I just read Andrée Seu’s post-for-today over at WorldMagBlog: Battling fear and doubt.
I haven’t read any of her stuff in a long time. I’m glad I read this one:
God keeps showing me the moment-by-momentness of the Christian life, and the inauthenticity of anything else. Recently it happened when I was planning to share a few fears and doubts with a friend in a letter that I was planning to write later in the day. I knew my friend to be a good counselor, and I expected that he would talk me out of my funk and back to sanity.
It was then that it struck me: In order to share those fears and doubts with my friend, I would have to hold on to them until the evening when I had time to sit down with a pad and pen. That means I would have to refuse to allow any other thoughts to intrude on my funk, if the Spirit should want to try to wedge in there with a little light or a redirection of thought.
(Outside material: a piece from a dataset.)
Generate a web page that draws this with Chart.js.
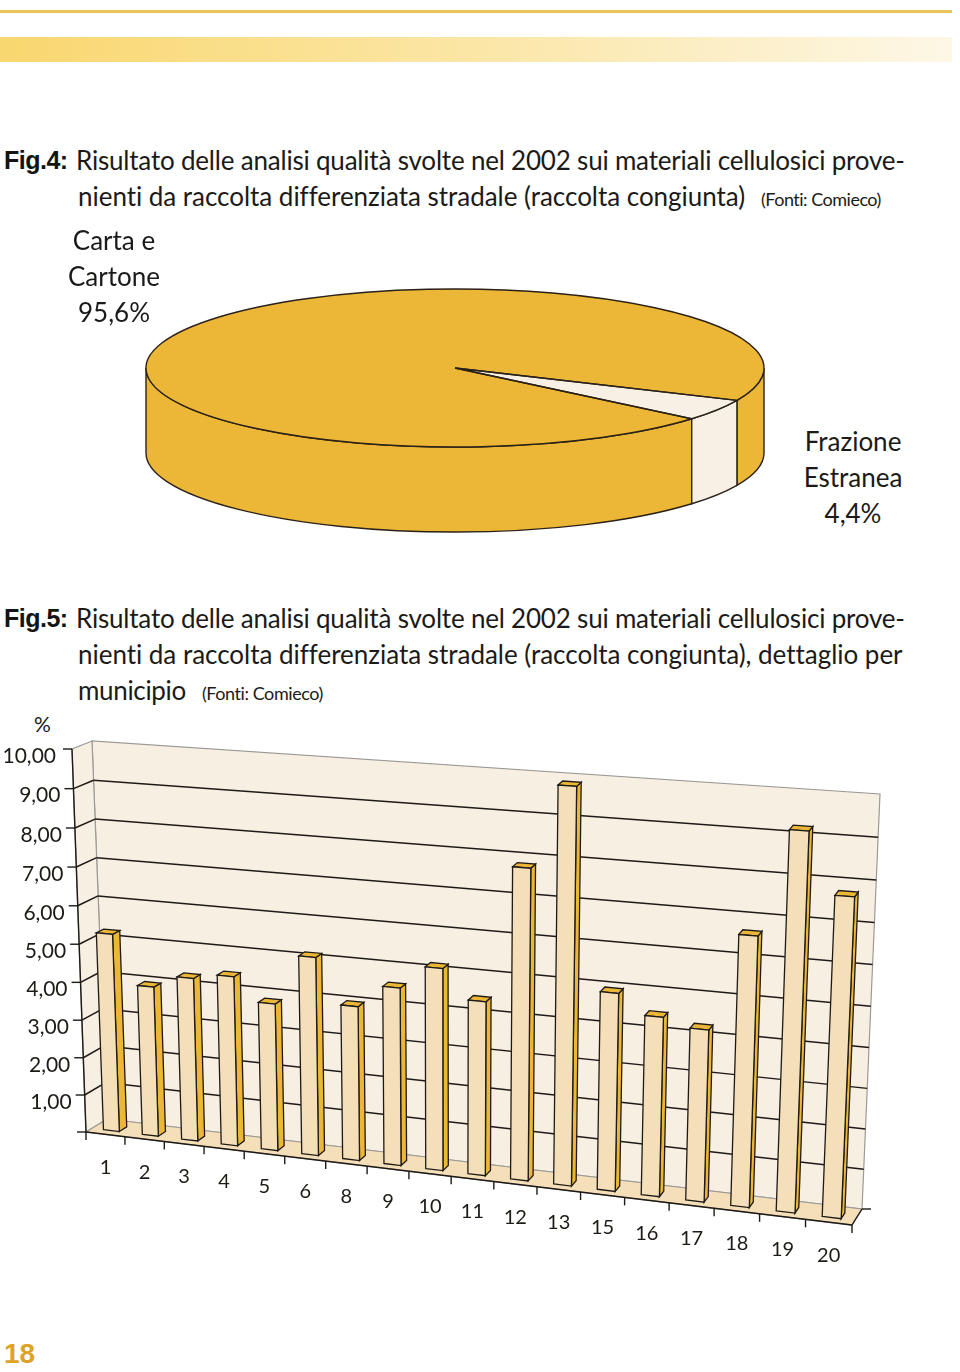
<!DOCTYPE html>
<html lang="it">
<head>
<meta charset="utf-8">
<title>Fig.4 - Fig.5</title>
<script src="https://cdn.jsdelivr.net/npm/chart.js@4"></script>
<style>
html, body { margin: 0; padding: 0; background: #fff; }
#page { position: relative; width: 960px; height: 1372px; overflow: hidden; font-family: Lato, sans-serif; color: #1c1a18; }
#page div, #page canvas { position: absolute; }
.riga { font-size: 26px; line-height: 36px; white-space: nowrap; }
.fonti { font-size: 18px; line-height: 36px; white-space: nowrap; }
.fig { font-family: "Liberation Sans", sans-serif; font-weight: bold; font-size: 25px; line-height: 36px; letter-spacing: -0.5px; color: #141414; }
.etichetta { font-size: 26px; line-height: 36px; text-align: center; width: 110px; }
#filetto { left: 0; top: 10px; width: 952px; height: 3px; background: #e8c65c; }
#fascia { left: 0; top: 37px; width: 952px; height: 25px; background: linear-gradient(to right, #f9d76f, #fbe6a6 50%, #fdf7e6); }
#numero { left: 4px; top: 1336px; font-family: "Liberation Sans", sans-serif; font-weight: bold; font-size: 28px; line-height: 36px; color: #dfa228; }
#perc { left: 34px; top: 706px; font-size: 21px; line-height: 36px; }
</style>
</head>
<body>
<div id="page">
  <div id="filetto"></div>
  <div id="fascia"></div>

  <div class="fig" style="left:4px;top:142px">Fig.4:</div>
  <div class="riga" data-w="829" style="left:76px;top:142px">Risultato delle analisi qualità svolte nel 2002 sui materiali cellulosici prove-</div>
  <div class="riga" data-w="667" style="left:78px;top:178px">nienti da raccolta differenziata stradale (raccolta congiunta)</div>
  <div class="fonti" data-w="120" style="left:761px;top:181px">(Fonti: Comieco)</div>

  <canvas id="chartTorta" width="640" height="300" style="left:135px;top:248px"></canvas>
  <div id="labelCarta" class="etichetta" style="left:59px;top:222px"></div>
  <div id="labelFrazione" class="etichetta" style="left:798px;top:423px"></div>

  <div class="fig" style="left:4px;top:600px">Fig.5:</div>
  <div class="riga" data-w="829" style="left:76px;top:600px">Risultato delle analisi qualità svolte nel 2002 sui materiali cellulosici prove-</div>
  <div class="riga" data-w="823" style="left:78px;top:636px">nienti da raccolta differenziata stradale (raccolta congiunta), dettaglio per</div>
  <div class="riga" data-w="108" style="left:78px;top:672px">municipio</div>
  <div class="fonti" data-w="121" style="left:202px;top:675px">(Fonti: Comieco)</div>

  <div id="perc">%</div>
  <canvas id="chartMunicipi" width="960" height="620" style="left:0;top:700px"></canvas>

  <div id="numero">18</div>
</div>

<script>
// dati fig.4
const tortaLabels = ['Carta e Cartone', 'Frazione Estranea'];
const tortaValori = [95.6, 4.4];
const tortaColori = ['#ecb736', '#f8f0e4'];

// dati fig.5
const municipi = ['1', '2', '3', '4', '5', '6', '8', '9', '10', '11', '12', '13', '15', '16', '17', '18', '19', '20'];
const valoriMunicipi = [5.25, 3.97, 4.3, 4.45, 3.85, 5.15, 4.0, 4.58, 5.18, 4.45, 7.85, 9.9, 4.98, 4.5, 4.3, 6.68, 9.25, 7.8];
const asseMax = 10;
const asseStep = 1;

const virgola = (v, dec) => v.toFixed(dec).replace('.', ',');

// etichette torta
document.getElementById('labelCarta').innerHTML = 'Carta e<br>Cartone<br>' + virgola(tortaValori[0], 1) + '%';
document.getElementById('labelFrazione').innerHTML = 'Frazione<br>Estranea<br>' + virgola(tortaValori[1], 1) + '%';

// adatto la larghezza delle righe di testo
document.querySelectorAll('[data-w]').forEach(el => {
    const n = el.textContent.length;
    el.style.letterSpacing = ((el.dataset.w - el.offsetWidth) / n) + 'px';
});

// torta 3D: schiaccio gli archi di chart.js in un ellisse
const rx = 309, ry = 79, spessore = 85;
const torta3d = {
    id: 'torta3d',
    beforeDatasetsDraw(chart) {
        const ctx = chart.ctx;
        const archi = chart.getDatasetMeta(0).data;
        const cx = archi[0].x, cy = archi[0].y;
        ctx.save();
        ctx.lineWidth = 1.4;
        ctx.strokeStyle = '#2a2118';
        // parete laterale, solo la metà davanti
        archi.forEach(arco => {
            [0, -2 * Math.PI].forEach(shift => {
                const a = Math.max(arco.startAngle + shift, 0);
                const b = Math.min(arco.endAngle + shift, Math.PI);
                if (b <= a) return;
                ctx.beginPath();
                ctx.ellipse(cx, cy, rx, ry, 0, a, b);
                ctx.ellipse(cx, cy + spessore, rx, ry, 0, b, a, true);
                ctx.closePath();
                ctx.fillStyle = arco.options.backgroundColor;
                ctx.fill();
                ctx.stroke();
            });
        });
        ctx.restore();
        ctx.save();
        ctx.translate(cx, cy);
        ctx.scale(rx / archi[0].outerRadius, ry / archi[0].outerRadius);
        ctx.translate(-cx, -cy);
    },
    afterDatasetsDraw(chart) {
        const ctx = chart.ctx;
        ctx.restore();
        const archi = chart.getDatasetMeta(0).data;
        const cx = archi[0].x, cy = archi[0].y;
        ctx.save();
        ctx.lineWidth = 1.4;
        ctx.strokeStyle = '#2a2118';
        archi.forEach(arco => {
            ctx.beginPath();
            ctx.moveTo(cx, cy);
            ctx.ellipse(cx, cy, rx, ry, 0, arco.startAngle, arco.endAngle);
            ctx.closePath();
            ctx.stroke();
        });
        ctx.restore();
    }
};

new Chart(document.getElementById('chartTorta').getContext('2d'), {
    type: 'pie',
    data: {
        labels: tortaLabels,
        datasets: [{ data: tortaValori, backgroundColor: tortaColori, borderWidth: 0 }]
    },
    options: {
        responsive: false,
        animation: false,
        rotation: 130,
        layout: { padding: { top: 0, bottom: 60 } },
        plugins: { legend: { display: false }, tooltip: { enabled: false } }
    },
    plugins: [torta3d]
});

// prospettiva delle barre: piano davanti e piano dietro (coordinate del canvas)
const topCanvas = 700;
const pianoFront = [[86, 1132], [852, 1225], [870, 807], [72, 749]];
const pianoBack = [[107, 1119], [862, 1209], [880, 794], [92, 741]];

function omografia(q) {
    const [[x0, y0], [x1, y1], [x2, y2], [x3, y3]] = q.map(p => [p[0], p[1] - topCanvas]);
    const dx1 = x1 - x2, dx2 = x3 - x2, sx = x0 - x1 + x2 - x3;
    const dy1 = y1 - y2, dy2 = y3 - y2, sy = y0 - y1 + y2 - y3;
    const den = dx1 * dy2 - dx2 * dy1;
    const g = (sx * dy2 - dx2 * sy) / den;
    const h = (dx1 * sy - sx * dy1) / den;
    const a = x1 - x0 + g * x1, b = x3 - x0 + h * x3;
    const d = y1 - y0 + g * y1, e = y3 - y0 + h * y3;
    return (u, v) => {
        const k = g * u + h * v + 1;
        return [(a * u + b * v + x0) / k, (d * u + e * v + y0) / k];
    };
}
const homFront = omografia(pianoFront);
const homBack = omografia(pianoBack);

// u lungo l'asse x, v altezza, w profondità (0 davanti, 1 dietro)
function proietta(u, v, w) {
    const f = homFront(u, v), b = homBack(u, v);
    return [f[0] + (b[0] - f[0]) * w, f[1] + (b[1] - f[1]) * w];
}

function poligono(ctx, punti, fill, stroke, lw) {
    ctx.beginPath();
    punti.forEach((p, i) => i ? ctx.lineTo(p[0], p[1]) : ctx.moveTo(p[0], p[1]));
    ctx.closePath();
    if (fill) { ctx.fillStyle = fill; ctx.fill(); }
    if (stroke) { ctx.strokeStyle = stroke; ctx.lineWidth = lw; ctx.stroke(); }
}

function linea(ctx, a, b, colore, lw) {
    ctx.beginPath();
    ctx.moveTo(a[0], a[1]);
    ctx.lineTo(b[0], b[1]);
    ctx.strokeStyle = colore;
    ctx.lineWidth = lw;
    ctx.stroke();
}

const coloreParete = '#f8efe3', colorePavimento = '#f5dfb8', coloreGrigio = '#9c9a96', coloreNero = '#1e1a16';
const wBarraDa = 0.29, wBarraA = 0.65;

const barre3d = {
    id: 'barre3d',
    // disegno pareti, griglia e assi dalle scale
    beforeDatasetsDraw(chart) {
        const ctx = chart.ctx, sx = chart.scales.x, sy = chart.scales.y;
        const vVal = val => (sy.bottom - sy.getPixelForValue(val)) / sy.height;
        const uPx = px => (px - sx.left) / sx.width;

        poligono(ctx, [proietta(0, 0, 1), proietta(1, 0, 1), proietta(1, 1, 1), proietta(0, 1, 1)], coloreParete, coloreGrigio, 1.2);
        poligono(ctx, [proietta(0, 0, 0), proietta(0, 0, 1), proietta(0, 1, 1), proietta(0, 1, 0)], coloreParete, coloreGrigio, 1.2);
        poligono(ctx, [proietta(0, 0, 0), proietta(1, 0, 0), proietta(1, 0, 1), proietta(0, 0, 1)], colorePavimento, coloreGrigio, 1.2);

        // griglia + tacche + etichette asse y (lo zero non ha etichetta)
        ctx.font = '21px Lato, sans-serif';
        ctx.textAlign = 'right';
        ctx.textBaseline = 'middle';
        sy.ticks.forEach(t => {
            const v = vVal(t.value);
            const p0 = proietta(0, v, 0);
            linea(ctx, [p0[0] - 9, p0[1]], p0, coloreNero, 1.4);
            if (t.value === 0) return;
            ctx.fillStyle = coloreNero;
            ctx.fillText(t.label, p0[0] - (t.value === asseMax ? 16 : 13), p0[1] + 7);
            if (t.value === asseMax) return;
            linea(ctx, p0, proietta(0, v, 1), coloreNero, 1.5);
            linea(ctx, proietta(0, v, 1), proietta(1, v, 1), coloreNero, 1.5);
        });

        // asse y, asse x, spigolo destro del pavimento
        linea(ctx, proietta(0, 0, 0), proietta(0, 1, 0), coloreNero, 1.4);
        linea(ctx, proietta(0, 0, 0), proietta(1, 0, 0), coloreNero, 1.6);
        linea(ctx, proietta(1, 0, 0), proietta(1, 0, 1), coloreNero, 1.4);
        const fineZ = proietta(1, 0, 1);
        linea(ctx, fineZ, [fineZ[0] + 9, fineZ[1]], coloreNero, 1.4);

        // tacche + etichette asse x
        const banda = sx.width / sx.ticks.length;
        ctx.font = '20px Lato, sans-serif';
        ctx.textAlign = 'center';
        linea(ctx, proietta(0, 0, 0), [proietta(0, 0, 0)[0], proietta(0, 0, 0)[1] + 8], coloreNero, 1.4);
        sx.ticks.forEach((t, i) => {
            const px = sx.getPixelForTick(i);
            const fine = proietta(uPx(px + banda / 2), 0, 0);
            linea(ctx, fine, [fine[0], fine[1] + 8], coloreNero, 1.4);
            const c = proietta(uPx(px), 0, 0);
            ctx.fillStyle = coloreNero;
            ctx.fillText(t.label, c[0], c[1] + 33);
        });
    },
    // al posto della barra piatta disegno le tre facce
    beforeDatasetDraw(chart, args) {
        const ctx = chart.ctx, sx = chart.scales.x, sy = chart.scales.y;
        const uPx = px => (px - sx.left) / sx.width;
        const vPx = px => (sy.bottom - px) / sy.height;
        chart.getDatasetMeta(args.index).data.forEach(bar => {
            const u0 = uPx(bar.x - bar.width / 2), u1 = uPx(bar.x + bar.width / 2);
            const v0 = vPx(bar.base), v1 = vPx(bar.y);
            const fronte = bar.options.backgroundColor, fianco = bar.options.borderColor;
            poligono(ctx, [proietta(u1, v0, wBarraDa), proietta(u1, v0, wBarraA), proietta(u1, v1, wBarraA), proietta(u1, v1, wBarraDa)], fianco, coloreNero, 1.3);
            poligono(ctx, [proietta(u0, v1, wBarraDa), proietta(u1, v1, wBarraDa), proietta(u1, v1, wBarraA), proietta(u0, v1, wBarraA)], fianco, coloreNero, 1.3);
            poligono(ctx, [proietta(u0, v0, wBarraDa), proietta(u1, v0, wBarraDa), proietta(u1, v1, wBarraDa), proietta(u0, v1, wBarraDa)], fronte, coloreNero, 1.3);
        });
        return false;
    }
};

new Chart(document.getElementById('chartMunicipi').getContext('2d'), {
    type: 'bar',
    data: {
        labels: municipi,
        datasets: [{
            label: '%',
            data: valoriMunicipi,
            backgroundColor: '#f5dfb8',
            borderColor: '#ecb736',
            barPercentage: 0.41,
            categoryPercentage: 1
        }]
    },
    options: {
        responsive: false,
        animation: false,
        scales: {
            x: { display: false },
            y: {
                display: false,
                min: 0,
                max: asseMax,
                ticks: { stepSize: asseStep, callback: v => virgola(v, 2) }
            }
        },
        plugins: { legend: { display: false }, tooltip: { enabled: false } }
    },
    plugins: [barre3d]
});
</script>
</body>
</html>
This, I think, also points out a potential problem in the Christian counseling enterprise. Counseling, at its best, is great. But if we are not careful it can foster a kind of spiritual laziness as we, the counselee, take on the role of a waiter waiting around for rescue by a human custodian of wisdom, rather than doing our own rebuking of doubts and fears and all things contrary to the truth of God.
“That means I would have to refuse to allow any other thoughts to intrude on my funk, if the Spirit should want to try to wedge in there with a little light or a redirection of thought.”
I don’t know if I ever thought of it that way before.